The True Subtlety of Music
If, as many history text books direct us to, we believe that tonality lay down and died between the great 20th century wars, then we have to resign ourselves to having lost not only a vital organ in the apparatus of the musical body without which longer term survival is unlikely, but we are also in danger of losing a basis upon which to understand the reasons for the invention of much of the music written since the middle of the 17th century, the period during which the Modes fell out of use.
Pythagoras first formulated the concept of musical sounds being organised in scales about 2,500 years ago, and the system not only had a great influence on musical performance and, eventually, composition, but also became a constant challenge to the ingenuity of composers who had to continually find new ways of making their music from that very well established set of formulae and materials. The succeeding system of keys, much influenced by those Modes was, within a century of their emergence, already being powerfully explored by Bach in, for instance, the first book of his Wohltemperierte Klavier, the ‘well-tuned keyboard’ which consisted of 24 pairs of pieces, a prelude with a following fugue, that demonstrated without doubt a system of tuning could be devised to make all the degrees of the 12 major and 12 minor keys be made to sound the same.
The challenge was taken up with dazzling success by innumerable composers of genius who clearly delighted in the search for new things to say in just 24 keys, none of which were seen as a confinement or restriction to inventiveness. The key identity was then of great importance. Now our tonal senses are so jaded that most of us barely recognise a modulation, let alone the different atmospheres created by a composer’s choice of key.
In Haydn’s time symphonists favoured D and B flat major. Mozart expressed himself quite differently in A or E flat major, or in G minor. Both Beethoven and Brahms had emotionally strong symphonic attachment to C minor and D major, as did Alban Berg to D minor – surprising perhaps for one of the sometimes called ‘12-tone gang’. Schubert so loved travelling between keys that his listeners occasionally became quite unsettled, manipulating as he did so skilfully with devices that are now hardly noticed. Wagner, Mahler and Sibelius all used tonality and key centres powerfully, relying on their listeners to appreciate not just the noise their music made, but also the subtlety with which they had moved the whole musical texture from one level to another.

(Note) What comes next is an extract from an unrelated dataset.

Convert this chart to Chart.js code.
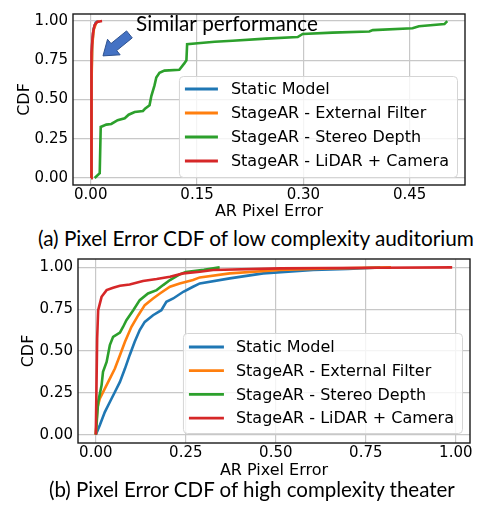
<!DOCTYPE html>
<html><head><meta charset="utf-8">
<script src="https://cdn.jsdelivr.net/npm/chart.js@4.4.1/dist/chart.umd.min.js"></script>
<style>
html,body{margin:0;padding:0;background:#fff;}
#wrap{position:relative;width:478px;height:508px;overflow:hidden;background:#fff;}
.box{position:absolute;left:0;width:478px;}
.cap{position:absolute;font-family:Lato,'Open Sans',sans-serif;color:#000;white-space:nowrap;line-height:1;display:inline-block;}
</style></head><body>
<div id="wrap">
  <div class="box" style="top:0;height:225px"><canvas id="chartA" width="478" height="225"></canvas></div>
  <div class="cap" id="capA">(a) Pixel Error CDF of low complexity auditorium</div>
  <div class="box" style="top:245px;height:235px"><canvas id="chartB" width="478" height="235"></canvas></div>
  <div class="cap" id="capB">(b) Pixel Error CDF of high complexity theater</div>
</div>
<script>
// ---------- DATA ----------
const seriesNames = ["Static Model", "StageAR - External Filter", "StageAR - Stereo Depth", "StageAR - LiDAR + Camera"];
const seriesColors = ["#1f77b4", "#ff7f0e", "#2ca02c", "#d62728"];

// (a) low complexity auditorium
const staticA_x   = [0.0005, 0.0008, 0.0012, 0.002, 0.004, 0.007, 0.0105];
const staticA_y   = [0, 0.3, 0.6, 0.85, 0.95, 0.99, 1.0];
const externalA_x = [0.0005, 0.0009, 0.0013, 0.0022, 0.0045, 0.008, 0.012];
const externalA_y = [0, 0.3, 0.6, 0.85, 0.95, 0.99, 1.0];
const stereoA_x   = [0.0056, 0.0127, 0.0141, 0.022, 0.029, 0.038, 0.048, 0.0535, 0.062, 0.0737, 0.077, 0.083, 0.0855, 0.090, 0.0925, 0.097, 0.104, 0.125, 0.132, 0.135, 0.136, 0.151, 0.175, 0.2, 0.247, 0.292, 0.299, 0.341, 0.393, 0.398, 0.454, 0.463, 0.499, 0.503];
const stereoA_y   = [0.0, 0.03, 0.325, 0.34, 0.344, 0.368, 0.38, 0.403, 0.42, 0.427, 0.443, 0.463, 0.522, 0.59, 0.64, 0.67, 0.684, 0.69, 0.73, 0.75, 0.853, 0.859, 0.868, 0.874, 0.888, 0.898, 0.918, 0.926, 0.933, 0.942, 0.954, 0.967, 0.981, 1.0];
const lidarA_x    = [0.0005, 0.0007, 0.001, 0.0015, 0.003, 0.0055, 0.009, 0.016];
const lidarA_y    = [0, 0.3, 0.6, 0.8, 0.92, 0.975, 0.995, 1.0];

// (b) high complexity theater
const staticB_x   = [0, 0.011, 0.025, 0.039, 0.053, 0.067, 0.081, 0.094, 0.108, 0.122, 0.136, 0.159, 0.182, 0.196, 0.215, 0.243, 0.27, 0.289, 0.372, 0.465, 0.604, 0.70, 0.79];
const staticB_y   = [0, 0.056, 0.135, 0.195, 0.255, 0.315, 0.395, 0.475, 0.555, 0.625, 0.674, 0.714, 0.744, 0.794, 0.814, 0.854, 0.884, 0.904, 0.934, 0.964, 0.984, 0.99, 1.0];
const externalB_x = [0, 0.004, 0.011, 0.025, 0.039, 0.053, 0.067, 0.081, 0.099, 0.118, 0.136, 0.159, 0.178, 0.206, 0.233, 0.27, 0.289, 0.372, 0.511, 0.65, 0.82];
const externalB_y = [0, 0.156, 0.215, 0.275, 0.335, 0.395, 0.475, 0.555, 0.645, 0.714, 0.774, 0.814, 0.844, 0.884, 0.904, 0.924, 0.94, 0.964, 0.984, 0.993, 1.0];
const stereoB_x   = [0, 0.0065, 0.016, 0.02, 0.03, 0.039, 0.048, 0.067, 0.076, 0.085, 0.104, 0.122, 0.145, 0.169, 0.187, 0.206, 0.233, 0.25, 0.3, 0.344];
const stereoB_y   = [0, 0.195, 0.295, 0.375, 0.435, 0.535, 0.585, 0.61, 0.645, 0.684, 0.744, 0.804, 0.844, 0.864, 0.894, 0.924, 0.958, 0.972, 0.985, 1.0];
const lidarB_x    = [0, 0.0037, 0.0065, 0.016, 0.03, 0.048, 0.067, 0.094, 0.131, 0.169, 0.206, 0.243, 0.289, 0.326, 0.511, 0.789, 0.99];
const lidarB_y    = [0, 0.575, 0.744, 0.824, 0.864, 0.878, 0.89, 0.898, 0.918, 0.93, 0.944, 0.964, 0.974, 0.984, 0.994, 0.998, 1.0];

// ticks
const ticksAx = [0, 0.15, 0.30, 0.45];
const ticksBx = [0, 0.25, 0.50, 0.75, 1.00];
const ticksY  = [0, 0.25, 0.50, 0.75, 1.00];

// annotation (chart a)
const annotText = "Similar performance";

// ---------- HELPERS ----------
function pts(xs, ys){ return xs.map((x,i)=>({x:x, y:ys[i]})); }
function makeDatasets(list){
  return list.map((p,i)=>({
    label: seriesNames[i],
    data: pts(p[0], p[1]),
    borderColor: seriesColors[i],
    backgroundColor: seriesColors[i],
    borderWidth: 2.6,
    pointRadius: 0,
    showLine: true,
    tension: 0,
    order: 4 - i
  }));
}

const frameAndLegend = {
  id: 'frameAndLegend',
  afterDatasetsDraw(chart, args, opts){
    const ctx = chart.ctx, a = chart.chartArea;
    // annotation
    if (opts.arrow){
      const xs = chart.scales.x, ys = chart.scales.y;
      const tip = [xs.getPixelForValue(opts.arrow.tip[0]), ys.getPixelForValue(opts.arrow.tip[1])];
      const tail = [xs.getPixelForValue(opts.arrow.tail[0]), ys.getPixelForValue(opts.arrow.tail[1])];
      const dx = tip[0]-tail[0], dy = tip[1]-tail[1], L = Math.hypot(dx,dy);
      const ux = dx/L, uy = dy/L, nx = -uy, ny = ux;
      const hl = 14, hw = 10, sw = 4.5;
      const bx = tip[0]-ux*hl, by = tip[1]-uy*hl;
      ctx.save();
      ctx.beginPath();
      ctx.moveTo(tail[0]+nx*sw, tail[1]+ny*sw);
      ctx.lineTo(bx+nx*sw, by+ny*sw);
      ctx.lineTo(bx+nx*hw, by+ny*hw);
      ctx.lineTo(tip[0], tip[1]);
      ctx.lineTo(bx-nx*hw, by-ny*hw);
      ctx.lineTo(bx-nx*sw, by-ny*sw);
      ctx.lineTo(tail[0]-nx*sw, tail[1]-ny*sw);
      ctx.closePath();
      ctx.fillStyle = '#4472c4';
      ctx.fill();
      ctx.lineWidth = 1;
      ctx.strokeStyle = '#2f528f';
      ctx.stroke();
      // text
      const tx = xs.getPixelForValue(opts.text.pos[0]), ty = ys.getPixelForValue(opts.text.pos[1]);
      ctx.font = '20px Lato';
      const w = ctx.measureText(opts.text.str).width;
      const fs = 20 * opts.text.width / w;
      ctx.font = fs + 'px Lato';
      ctx.fillStyle = '#000';
      ctx.textAlign = 'left';
      ctx.textBaseline = 'middle';
      ctx.fillText(opts.text.str, tx, ty);
      ctx.restore();
    }
    // legend
    const lg = opts.legend;
    ctx.save();
    ctx.font = '16px "DejaVu Sans"';
    let maxW = 0;
    chart.data.datasets.forEach(d=>{ maxW = Math.max(maxW, ctx.measureText(d.label).width); });
    const bw = lg.textX + maxW + 8, bh = lg.height;
    const bxr = a.right - lg.right, byb = a.bottom - lg.bottom;
    const bl = bxr - bw, bt = byb - bh;
    ctx.beginPath();
    if (ctx.roundRect) ctx.roundRect(bl+0.5, bt+0.5, bw, bh, 4); else ctx.rect(bl+0.5, bt+0.5, bw, bh);
    ctx.fillStyle = 'rgba(255,255,255,0.8)';
    ctx.fill();
    ctx.strokeStyle = '#d5d5d5';
    ctx.lineWidth = 1;
    ctx.stroke();
    ctx.textBaseline = 'middle';
    ctx.textAlign = 'left';
    chart.data.datasets.forEach((d,i)=>{
      const yy = bt + lg.first + i*lg.step;
      ctx.beginPath();
      ctx.moveTo(bl + lg.h0, yy); ctx.lineTo(bl + lg.h1, yy);
      ctx.strokeStyle = d.borderColor; ctx.lineWidth = 2.8; ctx.stroke();
      ctx.fillStyle = '#000';
      ctx.fillText(d.label, bl + lg.textX, yy + 1);
    });
    ctx.restore();
    // frame
    ctx.save();
    ctx.strokeStyle = '#1a1a1a';
    ctx.lineWidth = 1.4;
    ctx.strokeRect(a.left, a.top, a.right-a.left, a.bottom-a.top);
    ctx.restore();
  }
};

function makeOptions(cfg){
  return {
    responsive: false,
    animation: false,
    layout: { padding: cfg.padding },
    plugins: {
      legend: { display: false },
      tooltip: { enabled: false },
      frameAndLegend: cfg.plugin
    },
    scales: {
      x: {
        type: 'linear', min: cfg.xmin, max: cfg.xmax,
        afterBuildTicks: s => { s.ticks = cfg.xticks.map(v=>({value:v})); },
        afterFit: s => { s.height = cfg.xh; },
        ticks: { color:'#000', font:{family:'DejaVu Sans', size:15}, padding: 1, maxRotation:0, autoSkip:false,
                 callback: v => Number(v).toFixed(2) },
        grid: { color:'#c8c8c8', lineWidth:1.2, drawTicks:false },
        border: { display:false },
        title: { display:true, text:'AR Pixel Error', color:'#000', font:{family:'DejaVu Sans', size:16}, padding:{top:0, bottom:cfg.xtpad} }
      },
      y: {
        type: 'linear', min: cfg.ymin, max: cfg.ymax,
        afterBuildTicks: s => { s.ticks = ticksY.map(v=>({value:v})); },
        afterFit: s => { s.width = cfg.yw; },
        ticks: { color:'#000', font:{family:'DejaVu Sans', size:15}, padding: 5, autoSkip:false,
                 callback: v => Number(v).toFixed(2) },
        grid: { color:'#c8c8c8', lineWidth:1.2, drawTicks:false },
        border: { display:false },
        title: { display:true, text:'CDF', color:'#000', font:{family:'DejaVu Sans', size:16}, padding:{top:cfg.ytpad, bottom:0} }
      }
    }
  };
}

new Chart(document.getElementById('chartA'), {
  type: 'scatter',
  data: { datasets: makeDatasets([[staticA_x, staticA_y],[externalA_x, externalA_y],[stereoA_x, stereoA_y],[lidarA_x, lidarA_y]]) },
  options: makeOptions({
    padding: {top:2, right:13, left:0, bottom:0},
    xmin: -0.025, xmax: 0.528, ymin: -0.045, ymax: 1.045,
    xticks: ticksAx, xh: 40, yw: 73, xtpad: 4, ytpad: 15,
    plugin: {
      legend: { right: 8, bottom: 8, height: 101, first: 13, step: 24, h0: 6, h1: 39, textX: 52 },
      arrow: { tip: [0.0173, 0.778], tail: [0.0546, 0.915] },
      text: { str: annotText, pos: [0.064, 0.982], width: 182 }
    }
  }),
  plugins: [frameAndLegend]
});

new Chart(document.getElementById('chartB'), {
  type: 'scatter',
  data: { datasets: makeDatasets([[staticB_x, staticB_y],[externalB_x, externalB_y],[stereoB_x, stereoB_y],[lidarB_x, lidarB_y]]) },
  options: makeOptions({
    padding: {top:14, right:8, left:0, bottom:0},
    xmin: -0.0495, xmax: 1.0395, ymin: -0.05, ymax: 1.05,
    xticks: ticksBx, xh: 37, yw: 78, xtpad: 0, ytpad: 19,
    plugin: {
      legend: { right: 8, bottom: 10, height: 100, first: 14, step: 23.7, h0: 6, h1: 41, textX: 53 }
    }
  }),
  plugins: [frameAndLegend]
});

// captions
function placeCap(id, left, width, cy){
  const el = document.getElementById(id);
  el.style.fontSize = '20px';
  const w = el.getBoundingClientRect().width;
  const fs = 20 * width / w;
  el.style.fontSize = fs + 'px';
  const h = el.getBoundingClientRect().height;
  el.style.left = left + 'px';
  el.style.top = (cy - h/2) + 'px';
}
placeCap('capA', 38, 436, 238);
placeCap('capB', 49, 406, 489);
</script>
</body></html>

Not recognising what is happening is rather like being asleep on a barge and missing the exciting differences in water levels as it passes through the locks! A blazing A major chord must have been like meeting God face to face for Olivier Messiaen, for it seemed to symbolise a vision of heaven itself – and G major would not have done it at all! It is therefore worth wondering what has happened to the musical perception of our times that has made us so insensitive to keys now.

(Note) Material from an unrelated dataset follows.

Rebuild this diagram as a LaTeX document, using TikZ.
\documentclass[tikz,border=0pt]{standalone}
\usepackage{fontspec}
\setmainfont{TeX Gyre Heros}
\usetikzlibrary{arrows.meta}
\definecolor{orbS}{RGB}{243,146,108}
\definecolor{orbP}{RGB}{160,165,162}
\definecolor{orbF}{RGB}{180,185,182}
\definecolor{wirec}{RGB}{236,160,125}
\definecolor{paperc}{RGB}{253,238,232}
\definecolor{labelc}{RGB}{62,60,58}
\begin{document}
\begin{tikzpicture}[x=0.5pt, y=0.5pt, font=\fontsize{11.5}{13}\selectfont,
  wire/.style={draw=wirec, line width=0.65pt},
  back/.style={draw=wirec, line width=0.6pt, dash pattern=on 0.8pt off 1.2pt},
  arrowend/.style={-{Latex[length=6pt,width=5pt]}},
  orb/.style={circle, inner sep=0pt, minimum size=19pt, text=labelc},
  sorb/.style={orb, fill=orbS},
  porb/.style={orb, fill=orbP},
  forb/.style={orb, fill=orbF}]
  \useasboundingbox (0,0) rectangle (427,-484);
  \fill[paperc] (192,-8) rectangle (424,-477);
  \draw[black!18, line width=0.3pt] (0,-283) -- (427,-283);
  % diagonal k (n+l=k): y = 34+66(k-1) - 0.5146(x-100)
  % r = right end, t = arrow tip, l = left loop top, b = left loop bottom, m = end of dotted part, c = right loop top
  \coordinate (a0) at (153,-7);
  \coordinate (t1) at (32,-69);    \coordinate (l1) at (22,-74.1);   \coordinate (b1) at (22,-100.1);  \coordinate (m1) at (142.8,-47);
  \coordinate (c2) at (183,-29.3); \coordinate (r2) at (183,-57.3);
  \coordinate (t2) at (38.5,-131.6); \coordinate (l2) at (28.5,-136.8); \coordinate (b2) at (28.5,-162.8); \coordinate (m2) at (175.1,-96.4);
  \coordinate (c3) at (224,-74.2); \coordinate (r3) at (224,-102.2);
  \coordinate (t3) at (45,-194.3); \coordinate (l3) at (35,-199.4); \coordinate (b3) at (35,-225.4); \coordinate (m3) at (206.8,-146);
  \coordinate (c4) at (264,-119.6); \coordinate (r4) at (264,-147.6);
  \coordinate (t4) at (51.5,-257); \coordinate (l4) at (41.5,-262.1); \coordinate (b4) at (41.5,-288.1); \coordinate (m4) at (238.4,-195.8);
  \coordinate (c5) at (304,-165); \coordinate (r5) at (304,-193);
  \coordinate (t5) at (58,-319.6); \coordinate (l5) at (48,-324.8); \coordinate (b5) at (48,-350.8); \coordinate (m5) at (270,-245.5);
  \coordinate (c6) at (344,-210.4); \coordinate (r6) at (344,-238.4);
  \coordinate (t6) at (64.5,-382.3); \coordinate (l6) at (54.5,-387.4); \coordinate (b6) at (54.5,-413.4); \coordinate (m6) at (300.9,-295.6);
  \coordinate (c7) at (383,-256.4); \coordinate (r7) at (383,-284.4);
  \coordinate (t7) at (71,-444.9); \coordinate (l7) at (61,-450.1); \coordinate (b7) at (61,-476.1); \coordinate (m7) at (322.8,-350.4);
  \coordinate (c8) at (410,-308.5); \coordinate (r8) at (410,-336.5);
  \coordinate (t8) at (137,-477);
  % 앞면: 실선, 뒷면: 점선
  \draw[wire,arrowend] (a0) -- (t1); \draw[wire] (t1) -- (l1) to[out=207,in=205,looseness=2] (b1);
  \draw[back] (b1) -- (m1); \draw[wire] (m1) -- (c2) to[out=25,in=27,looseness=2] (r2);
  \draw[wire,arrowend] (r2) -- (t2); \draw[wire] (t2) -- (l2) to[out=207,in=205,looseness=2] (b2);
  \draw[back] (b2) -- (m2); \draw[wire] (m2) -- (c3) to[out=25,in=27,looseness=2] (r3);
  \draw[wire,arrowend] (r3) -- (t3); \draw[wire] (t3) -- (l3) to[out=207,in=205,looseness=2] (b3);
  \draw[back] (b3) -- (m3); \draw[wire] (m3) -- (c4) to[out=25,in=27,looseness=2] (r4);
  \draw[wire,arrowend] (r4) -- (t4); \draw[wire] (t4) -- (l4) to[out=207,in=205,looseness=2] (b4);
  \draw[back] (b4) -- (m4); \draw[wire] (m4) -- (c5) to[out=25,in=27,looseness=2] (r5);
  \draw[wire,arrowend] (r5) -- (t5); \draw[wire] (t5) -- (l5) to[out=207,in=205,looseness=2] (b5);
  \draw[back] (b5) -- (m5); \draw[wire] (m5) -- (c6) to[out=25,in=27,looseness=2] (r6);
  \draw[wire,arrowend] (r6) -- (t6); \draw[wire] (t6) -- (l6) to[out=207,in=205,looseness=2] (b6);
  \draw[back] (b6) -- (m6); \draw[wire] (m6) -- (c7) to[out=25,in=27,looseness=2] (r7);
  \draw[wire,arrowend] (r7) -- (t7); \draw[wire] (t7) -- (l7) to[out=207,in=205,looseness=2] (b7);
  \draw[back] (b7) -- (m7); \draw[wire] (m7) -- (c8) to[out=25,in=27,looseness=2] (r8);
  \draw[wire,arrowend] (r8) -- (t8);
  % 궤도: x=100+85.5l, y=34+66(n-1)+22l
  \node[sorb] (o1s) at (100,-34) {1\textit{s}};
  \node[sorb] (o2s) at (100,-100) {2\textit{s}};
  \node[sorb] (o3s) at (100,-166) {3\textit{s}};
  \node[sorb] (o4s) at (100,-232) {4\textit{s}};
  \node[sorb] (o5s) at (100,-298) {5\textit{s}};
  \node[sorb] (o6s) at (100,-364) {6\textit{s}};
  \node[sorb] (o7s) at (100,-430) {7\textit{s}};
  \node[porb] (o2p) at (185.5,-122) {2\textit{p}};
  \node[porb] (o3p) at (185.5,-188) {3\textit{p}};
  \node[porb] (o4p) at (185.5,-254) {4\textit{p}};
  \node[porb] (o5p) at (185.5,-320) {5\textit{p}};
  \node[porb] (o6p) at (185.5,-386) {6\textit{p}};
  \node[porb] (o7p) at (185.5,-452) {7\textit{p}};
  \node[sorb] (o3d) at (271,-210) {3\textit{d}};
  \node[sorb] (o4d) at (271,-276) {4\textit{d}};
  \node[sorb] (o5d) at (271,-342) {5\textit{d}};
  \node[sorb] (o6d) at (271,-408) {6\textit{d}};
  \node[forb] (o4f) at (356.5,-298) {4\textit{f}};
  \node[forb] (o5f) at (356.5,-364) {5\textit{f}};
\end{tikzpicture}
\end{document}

Why were composers once able to make such glorious work from the same modal materials for over two millennia, and then for a while do the same with tonality, but by the 1920s, after a mere 300 years, be forced to admit that tonality had defeated their imagination and inventiveness? The ‘death of tonality’ certainly seemed to win over the cognoscenti who, perhaps themselves deficient of an ability to recognise key or keycraft, declared all that tonal stuff to be passé. And yet, even though in a primitive way it is still tonal, is there any sense of key whatsoever in the grinding barrage of noise that fizzes from those headphones passing us in the street or the repetitive thumping that make some vehicles almost levitate from the tarmac?
Have we lost forever the true subtlety of music?